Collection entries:
- - - - -

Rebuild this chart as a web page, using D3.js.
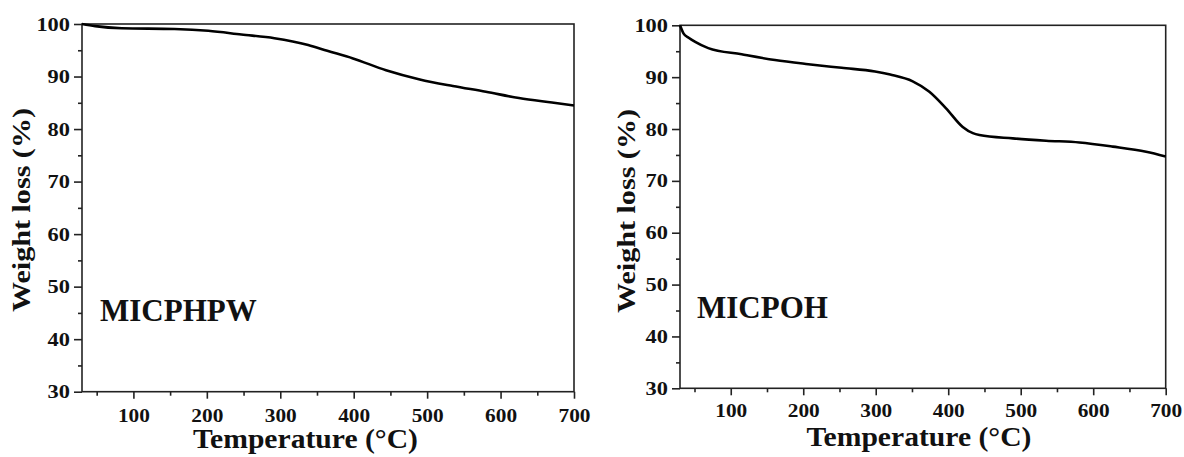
<!DOCTYPE html>
<html>
<head>
<meta charset="utf-8">
<script src="https://cdn.jsdelivr.net/npm/d3@7"></script>
<style>
  body { margin: 0; background: #fff; }
  svg { display: block; }
  text { font-family: "Liberation Serif", "Times New Roman", Times, serif; font-weight: bold; fill: #111; }
</style>
</head>
<body>
<svg id="chart" width="1184" height="457"></svg>
<script>
// TGA curves
const tempMICPHPW = [30, 48, 84, 156, 202, 247, 292, 338, 364, 399, 444, 490, 535, 580, 625, 670, 700];
const weightMICPHPW = [100, 99.6, 99.2, 99.05, 98.7, 98.0, 97.3, 96.0, 94.9, 93.45, 91.2, 89.45, 88.2, 87.1, 85.9, 85.05, 84.5];

const tempMICPOH = [30, 35, 42, 51, 69, 115, 161, 207, 253, 299, 320, 351, 374, 397, 420, 434, 443, 489, 535, 581, 627, 673, 700];
const weightMICPOH = [100, 98.4, 97.6, 96.8, 95.6, 94.4, 93.3, 92.5, 91.8, 91.1, 90.5, 89.2, 87.2, 84.0, 80.4, 79.2, 78.85, 78.2, 77.75, 77.4, 76.6, 75.6, 74.7];

const xMajorTicks = [100, 200, 300, 400, 500, 600, 700];
const xMinorTicks = [50, 150, 250, 350, 450, 550, 650];
const yMajorTicks = [30, 40, 50, 60, 70, 80, 90, 100];
const yMinorTicks = [35, 45, 55, 65, 75, 85, 95];

const xTitle = "Temperature (\u00B0C)";
const yTitle = "Weight loss (%)";

const panels = [
    { name: "MICPHPW", temp: tempMICPHPW, weight: weightMICPHPW,
      left: 82, right: 574, top: 24, bottom: 391.7,
      nameX: 100, nameY: 320.5, xTitleX: 305.5, xTitleY: 448, yTitleX: 30, yTitleY: 210, tickDy: 30 },
    { name: "MICPOH", temp: tempMICPOH, weight: weightMICPOH,
      left: 680, right: 1165.7, top: 25.3, bottom: 388.3,
      nameX: 697, nameY: 318, xTitleX: 919, xTitleY: 446, yTitleX: 635, yTitleY: 211, tickDy: 29 }
];

const svg = d3.select("#chart");

panels.forEach(p => {
    const xScale = d3.scaleLinear().domain([30, 700]).range([p.left, p.right]);
    const yScale = d3.scaleLinear().domain([30, 100]).range([p.bottom, p.top]);
    const g = svg.append("g");

    // frame
    g.append("rect")
        .attr("x", p.left).attr("y", p.top)
        .attr("width", p.right - p.left).attr("height", p.bottom - p.top)
        .attr("fill", "none").attr("stroke", "#222").attr("stroke-width", 1.6);

    // x axis
    const xAxis = g.append("g")
        .attr("transform", `translate(0,${p.bottom})`)
        .call(d3.axisBottom(xScale).tickValues(xMajorTicks).tickSize(7).tickPadding(0));
    xAxis.select(".domain").remove();
    xAxis.selectAll(".tick line").attr("stroke", "#222").attr("stroke-width", 1.6);
    xAxis.selectAll(".tick text")
        .attr("y", p.tickDy).attr("dy", null)
        .style("font-size", "18px")
        .attr("textLength", 32).attr("lengthAdjust", "spacingAndGlyphs");
    g.append("g")
        .attr("transform", `translate(0,${p.bottom})`)
        .call(d3.axisBottom(xScale).tickValues(xMinorTicks).tickSize(4).tickFormat(""))
        .call(a => a.select(".domain").remove())
        .selectAll(".tick line").attr("stroke", "#222").attr("stroke-width", 1.6);

    // y axis
    const yAxis = g.append("g")
        .attr("transform", `translate(${p.left},0)`)
        .call(d3.axisLeft(yScale).tickValues(yMajorTicks).tickSize(8).tickPadding(4));
    yAxis.select(".domain").remove();
    yAxis.selectAll(".tick line").attr("stroke", "#222").attr("stroke-width", 1.6);
    yAxis.selectAll(".tick text")
        .style("font-size", "18px")
        .attr("dy", "0.34em")
        .attr("textLength", d => String(d).length * 11.2)
        .attr("lengthAdjust", "spacingAndGlyphs");
    g.append("g")
        .attr("transform", `translate(${p.left},0)`)
        .call(d3.axisLeft(yScale).tickValues(yMinorTicks).tickSize(4).tickFormat(""))
        .call(a => a.select(".domain").remove())
        .selectAll(".tick line").attr("stroke", "#222").attr("stroke-width", 1.6);

    // curve
    const points = p.temp.map((t, i) => [t, p.weight[i]]);
    const line = d3.line()
        .x(d => xScale(d[0]))
        .y(d => yScale(d[1]))
        .curve(d3.curveMonotoneX);
    g.append("path")
        .attr("d", line(points))
        .attr("fill", "none")
        .attr("stroke", "#000")
        .attr("stroke-width", 2.6)
        .attr("stroke-linejoin", "round");

    // titles
    g.append("text")
        .attr("x", p.xTitleX).attr("y", p.xTitleY)
        .attr("text-anchor", "middle")
        .style("font-size", "27px")
        .attr("textLength", 225).attr("lengthAdjust", "spacingAndGlyphs")
        .text(xTitle);

    g.append("text")
        .attr("transform", `translate(${p.yTitleX},${p.yTitleY}) rotate(-90)`)
        .attr("text-anchor", "middle")
        .style("font-size", "26px")
        .attr("textLength", 204).attr("lengthAdjust", "spacingAndGlyphs")
        .text(yTitle);

    g.append("text")
        .attr("x", p.nameX).attr("y", p.nameY)
        .style("font-size", "31px")
        .text(p.name);
});
</script>
</body>
</html>
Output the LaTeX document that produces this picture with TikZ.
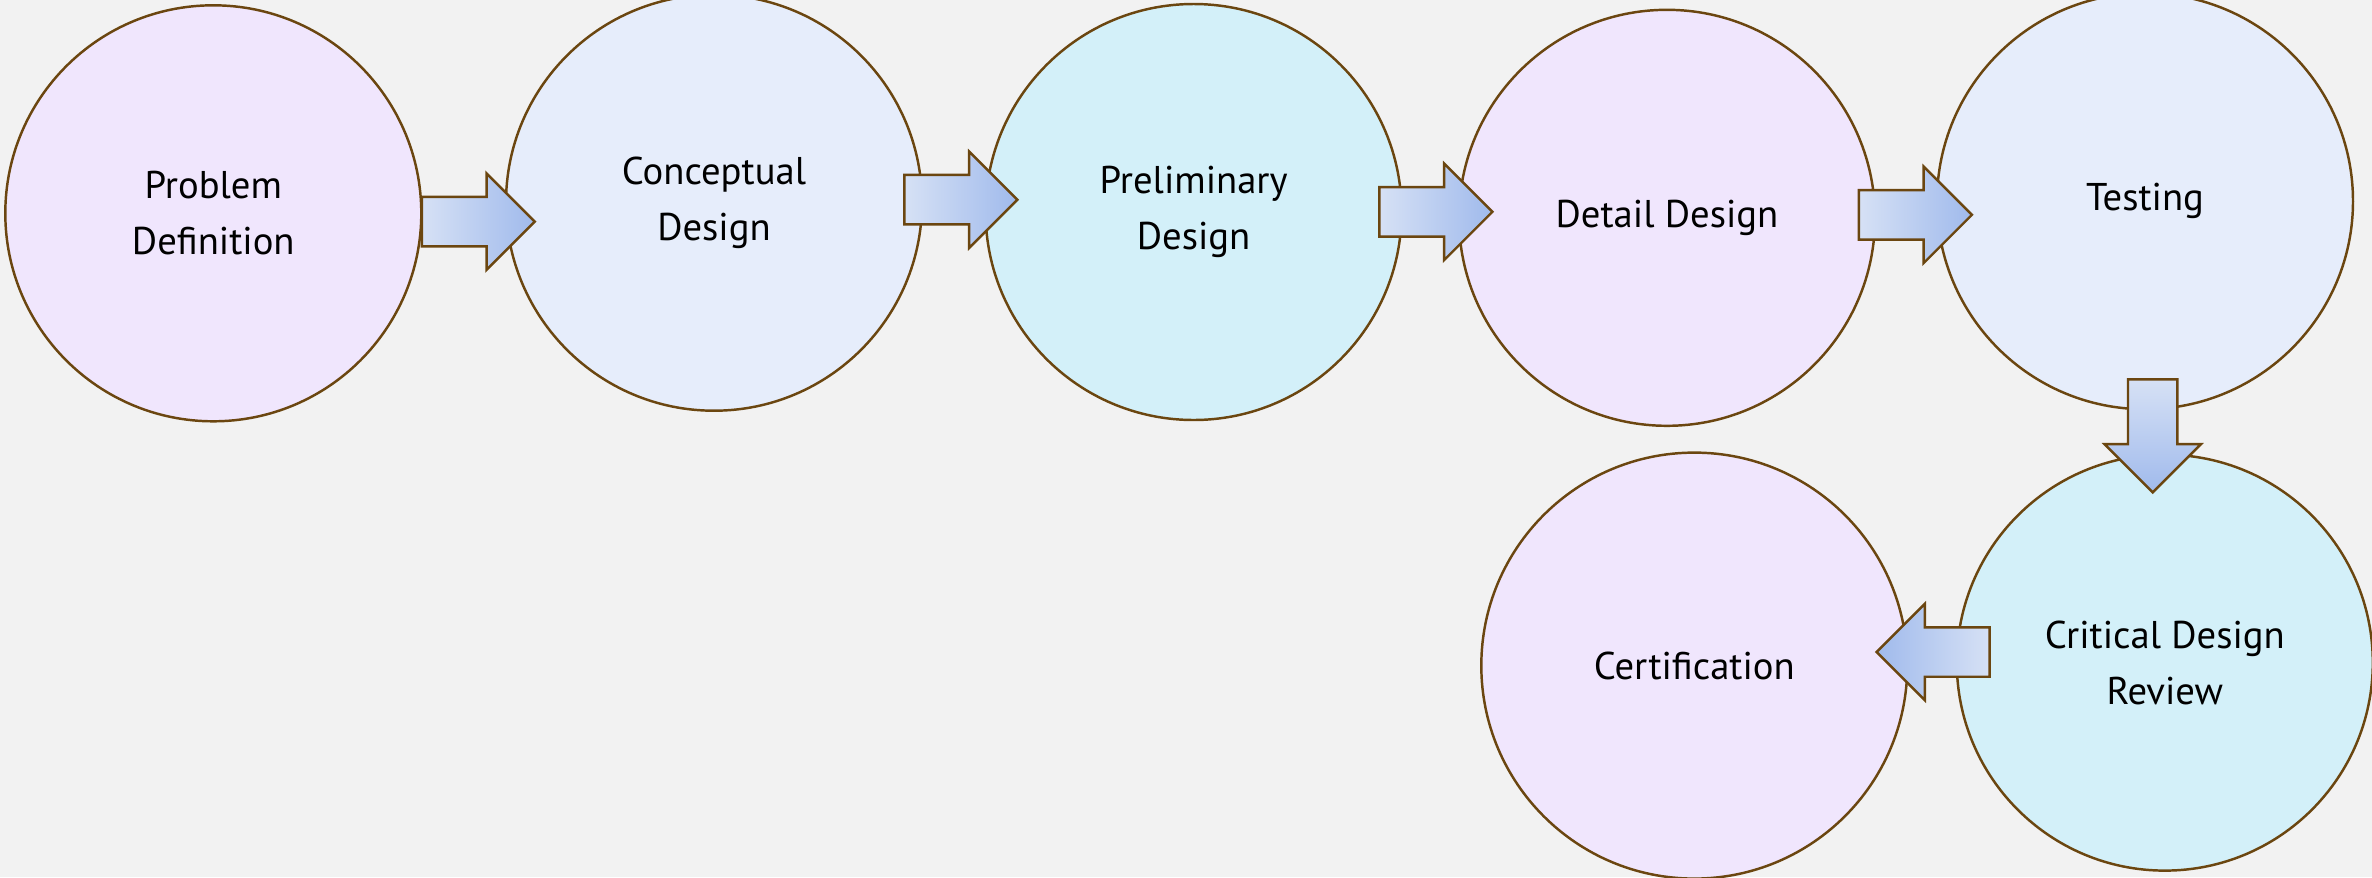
\documentclass[tikz,border=0pt]{standalone}
\usepackage{fontspec}
\setmainfont{PT Sans}
\usetikzlibrary{shapes,arrows,positioning,calc}
\definecolor{bgcol}{RGB}{242,242,242}
\definecolor{edgecol}{RGB}{107,70,16}
\definecolor{lavender}{RGB}{240,230,253}
\definecolor{paleblue}{RGB}{230,237,251}
\definecolor{palecyan}{RGB}{211,240,249}
\definecolor{arrlight}{RGB}{214,225,245}
\definecolor{arrdark}{RGB}{160,186,236}
\tikzstyle{phase} = [circle, draw=edgecol, line width=0.7pt, minimum size=4.16cm, align=center, font=\fontsize{11}{16}\selectfont]
\tikzstyle{bigarrow} = [single arrow, draw=edgecol, line width=0.7pt, minimum height=1.13cm, inner xsep=0pt, inner ysep=0.235cm, single arrow head extend=0.235cm, single arrow tip angle=90, anchor=tail]

\begin{document}
\begin{tikzpicture}[x=1cm, y=1cm]
    \fill[bgcol] (0,0) rectangle (23.72,-8.77);
    \useasboundingbox (0,0) rectangle (23.72,-8.77);

    % phases
    \node[phase, fill=lavender] (prob) at (2.133,-2.133) {Problem\\Definition};
    \node[phase, fill=paleblue] (concept) at (7.14,-2.027) {Conceptual\\Design};
    \node[phase, fill=palecyan] (prelim) at (11.936,-2.12) {Preliminary\\Design};
    \node[phase, fill=lavender] (detail) at (16.67,-2.178) {Detail Design};
    \node[phase, fill=paleblue] (test) at (21.45,-2.012) {Testing};
    \node[phase, fill=palecyan] (cdr) at (21.648,-6.626) {Critical Design\\Review};
    \node[phase, fill=lavender, minimum size=4.26cm] (cert) at (16.943,-6.656) {Certification};

    % block arrows
    \node[bigarrow, left color=arrlight, right color=arrdark] (a1) at (4.206,-2.216) {};
    \node[bigarrow, left color=arrlight, right color=arrdark] (a2) at (9.031,-1.997) {};
    \node[bigarrow, left color=arrlight, right color=arrdark] (a3) at (13.782,-2.118) {};
    \node[bigarrow, left color=arrlight, right color=arrdark] (a4) at (18.577,-2.148) {};
    \node[bigarrow, shape border rotate=270, inner xsep=0.235cm, inner ysep=0pt, top color=arrlight, bottom color=arrdark] (a5) at (21.527,-3.782) {};
    \node[bigarrow, shape border rotate=180, left color=arrdark, right color=arrlight] (a6) at (19.908,-6.52) {};
\end{tikzpicture}
\end{document}
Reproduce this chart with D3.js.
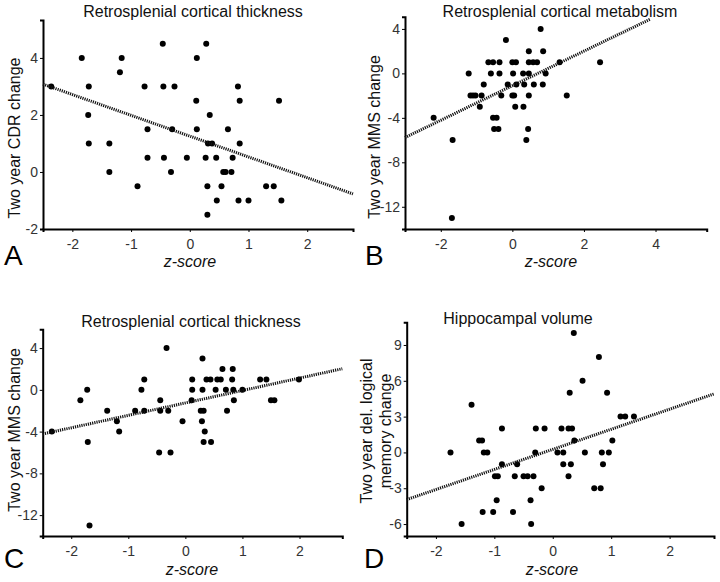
<!DOCTYPE html>
<html><head><meta charset="utf-8">
<script src="https://cdn.jsdelivr.net/npm/d3@7"></script>
<style>
body{margin:0;background:#fff}
text{font-family:"Liberation Sans",Arial,sans-serif}
</style>
</head><body>
<svg id="chart" width="720" height="582"></svg>
<script>
// ---------- data ----------
const titles = ["Retrosplenial cortical thickness","Retrosplenial cortical metabolism","Retrosplenial cortical thickness","Hippocampal volume"];
const yLabels = [["Two year CDR change"],["Two year MMS change"],["Two year MMS change"],["Two year del. logical","memory change"]];
const panelLetters = ["A","B","C","D"];
const xLabel = "z-score";

const xTicksA = [-2,-1,0,1,2];
const xTicksB = [-2,0,2,4];
const xTicksC = [-2,-1,0,1,2];
const xTicksD = [-2,-1,0,1,2];
const yTicksA = [-2,0,2,4];
const yTicksB = [-12,-8,-4,0,4];
const yTicksC = [-12,-8,-4,0,4];
const yTicksD = [-6,-3,0,3,6,9];

const xDomainA = [-2.5,2.78], yDomainA = [-2,5.33];
const xDomainB = [-3,5.43],   yDomainB = [-14,5.1];
const xDomainC = [-2.5,2.75], yDomainC = [-14,5.8];
const xDomainD = [-2.5,2.76], yDomainD = [-7,10.9];

const pointsA = [[-2.36,3],[-1.84,4],[-1.72,3],[-1.73,2],[-1.72,1],[-1.37,1],[-1.37,0],[-1.16,4],[-1.19,3.5],[-0.89,-0.5],[-0.77,3],[-0.72,1.5],[-0.72,0.5],[-0.46,4.5],[-0.45,3],[-0.44,0.5],[-0.30,1.5],[-0.32,0],[-0.26,3],[-0.05,0.5],[0.12,4],[0.11,2.5],[0.12,1.5],[0.28,4.5],[0.27,0.5],[0.30,-0.5],[0.30,-1.5],[0.31,1],[0.34,2],[0.38,1],[0.45,0.5],[0.46,-1],[0.54,-0.5],[0.57,0],[0.61,0],[0.65,1.5],[0.71,0],[0.73,0.5],[0.82,3],[0.85,2.5],[0.85,1],[0.83,-1],[1.0,-1],[1.30,-0.5],[1.43,-0.5],[1.52,2.5],[1.56,-1]];
const pointsB = [[-2.20,-4],[-1.67,-6],[-1.69,-13],[-1.22,0],[-1.17,-2],[-1.10,-2],[-1.03,-2],[-0.91,-3],[-0.86,-2],[-0.80,-1],[-0.67,1],[-0.54,1],[-0.60,0],[-0.54,-4],[-0.44,-4],[-0.51,-5],[-0.39,-5],[-0.36,1],[-0.36,0],[-0.31,-2],[-0.18,3],[-0.13,-1],[0.0,1],[0.1,1],[0.02,0],[0,-2],[0.05,-2],[0.08,-3],[0.11,-1],[0.30,0],[0.31,-3],[0.33,-1],[0.39,-6],[0.44,-5],[0.46,1],[0.58,1],[0.69,1],[0.46,2],[0.46,0],[0.46,-2],[0.60,-1],[0.79,4],[0.86,2],[0.85,-1],[0.93,0],[1.32,1],[1.52,-2],[2.45,1]];
const pointsC = [[-2.34,-4],[-1.84,-1],[-1.72,0],[-1.71,-5],[-1.68,-13],[-1.37,-2],[-1.20,-3],[-1.16,-4],[-0.88,-2],[-0.77,0],[-0.72,1],[-0.72,-2],[-0.44,-1],[-0.44,-2],[-0.30,-2],[-0.33,4],[-0.46,-6],[-0.26,-6],[-0.05,-3],[0.12,1],[0.12,0],[0.11,-1],[0.27,-2],[0.32,-2],[0.29,-3],[0.30,3],[0.30,0],[0.34,-4],[0.32,-5],[0.45,-5],[0.37,1],[0.44,1],[0.56,1],[0.62,1],[0.65,2],[0.83,2],[0.82,1],[0.53,0],[0.71,0],[0.84,0],[1.0,0],[0.85,-1],[0.73,-2],[1.31,1],[1.42,1],[1.99,1],[1.50,-1],[1.56,-1]];
const pointsD = [[-1.75,0],[-1.56,-6],[-1.39,4],[-1.26,1],[-1.21,1],[-1.18,0],[-1.12,0],[-0.87,2],[-0.87,-1],[-0.99,-2],[-0.94,-2],[-0.96,-4],[-1.20,-5],[-1.02,-5],[-0.68,-5],[-0.61,-1],[-0.65,-2],[-0.50,-2],[-0.43,-2],[-0.33,-2],[-0.38,-4],[-0.37,-6],[-0.19,-3],[-0.30,0],[-0.29,2],[-0.14,2],[0.08,0],[0.18,0],[0.15,2],[0.27,2],[0.33,2],[0.18,-1],[0.31,-1],[0.27,-2],[0.29,5],[0.36,10],[0.79,8],[0.51,6],[0.93,5],[1.16,3],[1.24,3],[1.39,3],[0.37,1],[1.02,1],[0.55,0],[0.84,0],[0.96,0],[0.86,-1],[0.71,-3],[0.82,-3]];

const fitA = [[-2.5,3.08],[2.78,-0.77]];
const fitB = [[-3,-5.77],[3.84,4.86]];
const fitC = [[-2.5,-4.23],[2.75,2.02]];
const fitD = [[-2.5,-3.95],[2.76,4.9]];

// ---------- layout ----------
const panels = [
  {pts:pointsA, fit:fitA, xd:xDomainA, yd:yDomainA, xt:xTicksA, yt:yTicksA,
   box:{l:43,r:353,t:20,b:229}, title:{x:193,y:17}, yl:{x:20,y:138}, xl:{x:190,y:267}, letter:{x:4,y:265}},
  {pts:pointsB, fit:fitB, xd:xDomainB, yd:yDomainB, xt:xTicksB, yt:yTicksB,
   box:{l:405,r:706.7,t:16.7,b:229}, title:{x:560,y:17}, yl:{x:380,y:137}, xl:{x:551,y:267}, letter:{x:365,y:265}},
  {pts:pointsC, fit:fitC, xd:xDomainC, yd:yDomainC, xt:xTicksC, yt:yTicksC,
   box:{l:42.7,r:342.3,t:329.3,b:536}, title:{x:191,y:326.5}, yl:{x:20,y:430}, xl:{x:192,y:575}, letter:{x:4,y:568}},
  {pts:pointsD, fit:fitD, xd:xDomainD, yd:yDomainD, xt:xTicksD, yt:yTicksD,
   box:{l:406.7,r:714,t:322.3,b:536}, title:{x:518,y:324}, yl:{x:391,y:431}, xl:{x:552,y:575}, letter:{x:364,y:568}}
];

const svg = d3.select("#chart");

panels.forEach((p,i)=>{
  const x = d3.scaleLinear().domain(p.xd).range([p.box.l,p.box.r]);
  const y = d3.scaleLinear().domain(p.yd).range([p.box.b,p.box.t]);
  const g = svg.append("g");

  const xa = g.append("g").attr("transform",`translate(0,${p.box.b})`)
    .call(d3.axisBottom(x).tickValues(p.xt).tickSizeOuter(0).tickSize(3).tickPadding(7).tickFormat(d=>String(d)));
  const ya = g.append("g").attr("transform",`translate(${p.box.l},0)`)
    .call(d3.axisLeft(y).tickValues(p.yt).tickSizeOuter(0).tickSize(3).tickPadding(2).tickFormat(d=>String(d)));
  [xa,ya].forEach(a=>{
    a.select(".domain").attr("stroke","#000").attr("stroke-width",2);
    a.selectAll(".tick line").attr("stroke","#000").attr("stroke-width",1);
    a.selectAll(".tick text").attr("fill","#333").style("font-size","14px")
      .style("font-family","'Liberation Sans',Arial,sans-serif");
  });

  // points
  g.append("g").selectAll("circle").data(p.pts).join("circle")
    .attr("cx",d=>x(d[0])).attr("cy",d=>y(d[1])).attr("r",3).attr("fill","#000");

  // regression line
  g.append("line")
    .attr("x1",x(p.fit[0][0])).attr("y1",y(p.fit[0][1]))
    .attr("x2",x(p.fit[1][0])).attr("y2",y(p.fit[1][1]))
    .attr("stroke","#111").attr("stroke-width",3).attr("stroke-dasharray","1.2,1");

  // title
  g.append("text").attr("x",p.title.x).attr("y",p.title.y).attr("text-anchor","middle")
    .style("font-size","16px").attr("fill","#111").text(titles[i]);

  // y label
  const lines = yLabels[i];
  lines.forEach((ln,j)=>{
    const bx = p.yl.x - (lines.length-1-j)*19;
    g.append("text").attr("transform",`translate(${bx},${p.yl.y}) rotate(-90)`)
      .attr("text-anchor","middle").style("font-size","16px").attr("fill","#111").text(ln);
  });

  // x label
  g.append("text").attr("x",p.xl.x).attr("y",p.xl.y).attr("text-anchor","middle")
    .style("font-size","16px").style("font-style","italic").attr("fill","#111").text(xLabel);

  // panel letter
  g.append("text").attr("x",p.letter.x).attr("y",p.letter.y)
    .style("font-size","28px").attr("fill","#000").text(panelLetters[i]);
});
</script>
</body></html>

- - - - -

What is needed = Gather up the lines containing the word "with" from these records and copy them.

Worked solution =
Output the LaTeX document that produces this picture with TikZ.
Reproduce this chart with D3.js.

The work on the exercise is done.